The first was a plot by René’s defence minister Ogilvy Berlouis, involving 30 foreign mercenaries and 350 Seychellois in June that year. The Indian prime minister – at the time Rajiv Gandhi – reacted by ordering an Indian navy ship the INS Vindhyagiri to stay in Seychelles for two weeks and conduct commando assault simulations to scare any would-be coup plotters. The Indian ship was backed by the Soviet Patrol boat, Zoroaster, that began patrolling to guard against the possibility of a rumoured British intervention to back the Berlouis coup.
Then in August 1986, while René was at a non-aligned meeting in Harare, Rajiv Gandhi heard of another coup plot underway in the Seychelles. He lent his plane – Air India 001 – to spirit René back to Seychelles, disguised in a sari, where he was hidden away by the Indian High Commissioner while the coup plotters within the Seychelles’ army were arrested or forced into exile in London. Another coup attempt in October was tried, involving an associate of former Seychelles’ President James Mancham and an Australian mafioso Peter Drummond, to try to attack a prison, free political prisoners and take control of Seychelles’ capital Victoria. That failed when Drummond was arrested for murder in Australia. As in Mauritius, these experiences led the way for Seychelles to rely for its security on Indian advisers; in this case, maritime security advisers at the President’s office traditionally supplied by the Indian navy. Mauritius importing a NSA does not seem so unique within the Indian Ocean.

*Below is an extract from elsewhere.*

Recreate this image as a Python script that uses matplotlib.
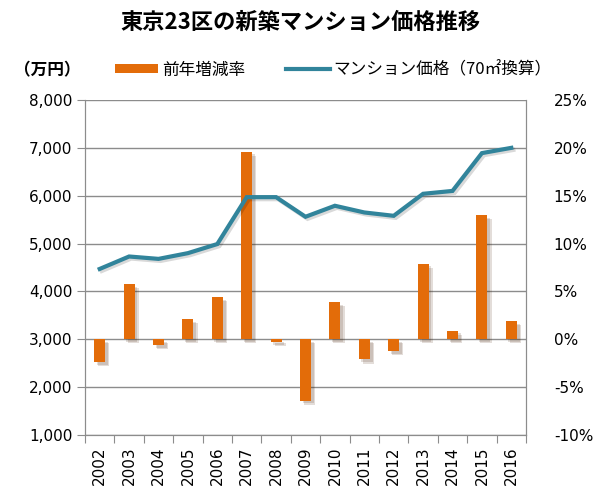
import matplotlib
matplotlib.use('Agg')
import matplotlib.pyplot as plt
import matplotlib.patheffects as pe
from matplotlib.patches import Patch
from matplotlib.lines import Line2D
from matplotlib.ticker import FuncFormatter

plt.rcParams['font.family'] = ['Noto Sans CJK JP', 'DejaVu Sans']

years = ['2002', '2003', '2004', '2005', '2006', '2007', '2008', '2009',
         '2010', '2011', '2012', '2013', '2014', '2015', '2016']
# price of a 70m2 new condo, 10k yen
price = [4470, 4730, 4680, 4800, 4990, 5970, 5970, 5560,
         5790, 5650, 5580, 6040, 6100, 6890, 7000]
# change from previous year, %
change = [-2.4, 5.8, -0.6, 2.1, 4.4, 19.6, -0.3, -6.4,
          3.9, -2.1, -1.2, 7.9, 0.9, 13.0, 1.9]

orange = '#E36C09'
teal = '#31849B'
grey = '#8C8C8C'

fig = plt.figure(figsize=(6, 5), dpi=100)
ax = fig.add_axes([85 / 600, 1 - 435 / 500, 441 / 600, 335 / 500])
ax2 = ax.twinx()
# line axis above the bar axis
ax.set_zorder(ax2.get_zorder() + 1)
ax.patch.set_visible(False)

x = list(range(len(years)))

# bars (right axis), soft shadow like the excel chart
ax2.bar(x, change, width=0.38, color=orange, zorder=3,
        path_effects=[pe.SimplePatchShadow(offset=(3, -3), alpha=0.15),
                      pe.SimplePatchShadow(offset=(2, -2), alpha=0.15),
                      pe.Normal()])
ax2.set_ylim(-10, 25)
ax2.set_yticks([-10, -5, 0, 5, 10, 15, 20, 25])
ax2.yaxis.set_major_formatter(FuncFormatter(lambda v, p: '{:.0f}%'.format(v)))
ax2.grid(axis='y', color=grey, linewidth=1, zorder=0)
ax2.set_axisbelow(True)
ax2.tick_params(axis='y', length=0, pad=20, labelsize=11)

# line (left axis)
ax.plot(x, price, color=teal, linewidth=3, solid_joinstyle='miter',
        path_effects=[pe.SimpleLineShadow(offset=(1.5, -1.5), alpha=0.15),
                      pe.Normal()])
ax.set_ylim(1000, 8000)
ax.set_yticks(range(1000, 9000, 1000))
ax.yaxis.set_major_formatter(FuncFormatter(lambda v, p: '{:,.0f}'.format(v)))
ax.tick_params(axis='y', length=6, color=grey, labelsize=11, pad=3)

ax.set_xlim(-0.5, len(years) - 0.5)
ax.set_xticks([i - 0.5 for i in range(len(years) + 1)])
ax.set_xticklabels([])
ax.set_xticks(x, minor=True)
ax.set_xticklabels(years, minor=True, rotation=90)
ax.tick_params(axis='x', which='major', length=6, color=grey)
ax.tick_params(axis='x', which='minor', length=0, labelsize=11, pad=8)

for a in (ax, ax2):
    for s in a.spines.values():
        s.set_color(grey)
    a.spines['top'].set_visible(False)

for lab in ax.get_yticklabels() + ax2.get_yticklabels() + \
        ax.get_xticklabels(minor=True):
    lab.set_family('DejaVu Sans')

fig.text(0.5, 1 - 22 / 500, '東京23区の新築マンション価格推移', ha='center', va='center',
         fontsize=16, fontweight='bold')
fig.text(14 / 600, 1 - 70 / 500, '（万円）', ha='left', va='center',
         fontsize=12, fontweight='bold')

handles = [Patch(facecolor=orange), Line2D([], [], color=teal, linewidth=3)]
fig.legend(handles, ['前年増減率', 'マンション価格（70㎡換算）'],
           loc='center left', bbox_to_anchor=(100 / 600, 1 - 70 / 500),
           ncol=2, frameon=False, fontsize=12, handlelength=2.6,
           handleheight=0.5, handletextpad=0.2, columnspacing=2.5)

fig.savefig('out.png', dpi=100)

But there is a significant difference between Mauritius and Seychelles: whereas in Mauritius the entry of Indian NSAs presaged an increasingly exclusive reliance on New Delhi to provide for Mauritius’ security; the presence of Indian advisers in Seychelles has not stopped Victoria from entering or exploring security arrangements with other states such as hosting a US drone base for P3 Orion and Reaper drone flights to and from Somalia and Eastern Africa, and offering to host the US Africa command in Victoria in 2009; getting patrol boats from the UAE or offering in 2011 to make Victoria port available to the Chinese navy for resupply during anti-piracy patrols; or rebuffing an Indian bid to build a military base on Assumption Island.
4. The changing landscape
The last two decades have seen a deepening of the India-Mauritius security relationship. Since 2003, the Indian navy has patrolled Mauritius’ exclusive economic zone; since 2009, New Delhi has been conducting hydrographic surveys in Mauritian waters and has installed a string of coastal radar systems along the Mauritian coast as well as its outlying islands to allow New Delhi to monitor shipping passing through them. Since 2006, India has also pushed for a surveillance facility on Agalega – Wikileaks cables quoted US diplomats stating that Agalega showed that it was “indicative of Mauritius’ willing subordination to India”.
In 2015, New Delhi got what it wanted. In addition, India has emerged as a major economic partner: since 1991, Mauritius’ offshore and banking sectors have benefited enormously from a tax treaty with India and a recent trade pact is seen as a potential shot in the arm for Mauritius’ struggling textile and sugar exports. But this arrangement of importing NSAs from India is also taking place in a changing geopolitical landscape within the Indian Ocean region that calls into question just how appropriate such an arrangement is anymore. “We are gradually getting into a situation where there just does not seem to be much difference between Mauritius and Indian definitions of national security,” argues Seeogin, “it’s all getting slightly murky.”
Take, for example, Mauritius’ claims on the Chagos: Port Louis claims the islands as its own, while New Delhi is now coming to rely on the US base on Diego Garcia as an essential prop for its own regional ambitions. “Where does that leave Mauritius diplomatically?” asks Seegobin. This question is being answered – to an extent – by a compromise as outlined by Makhan: “It’s not such a contradiction; for the Indians it’s a question of being able to access the facilities on the US base on Diego Garcia, while Mauritian governments have come forth to say that the US base can stay.” This, however, is the simplest of the foreign policy conundrums that the increasingly close security relationship between Port Louis and New Delhi seems to belie.
This is showed by Port Louis’ deepening engagement in an India-led regional architecture, most notably, the Colombo Security Conclave that Mauritius officially joined this year. A lot of the business at the conclave is handled at the level of the NSAs of its member-states. This raises a basic question: to what extent does a NSA handpicked by New Delhi represent Mauritius’ foreign policy at such forums? “It’s very difficult to explain the logic of sending ‘our national security adviser’ at such a forum propelled by India,” says Makhan. This is a question that’s becoming harder to ignore given the changing geopolitical landscape within the Indian Ocean.
“When the first national security adviser was sent from India, he was coming from a non-aligned, progressive power in the region and entering into such an arrangement seemed like a reasonable way of moving away from older powers such as the UK and France,” says Seegobin, “but India today is a close ally of the US and is very much a part of Washington’s China-containment strategy.” Like India, China has managed to become a major economic partner for Mauritius, particularly since 2007 when it bankrolled a number of infrastructure projects in Mauritius and recently also signed a free trade pact. For this reason, although India has been quite forthright about its growing competition with Beijing within the Indian Ocean, Mauritius has been keen to avoid the perception that its deepening security links with India are aimed against China. At least formally, Port Louis wants to be seen as a friend both of New Delhi and Beijing.
So, what happens when New Delhi pushes for a more muscular approach against China? And more importantly, what role would an Indian-supplied NSA play? “That is the question; what advice would Mauritius’ national security adviser give? Would the Mauritian government turn to him for advice on how to deal with China? No one seems to have answer for that,” insists Makhan, “this is a complicated situation that would seem to demand Mauritius starting to have its own national security advisers craft our own policies.” For Seegobin, “if Mauritius is going to rush into this kind of China-containment strategy, it will make it very hard to deal with the Chinese; in going the way it is, I don’t think the Mauritian government really realizes what it is doing.”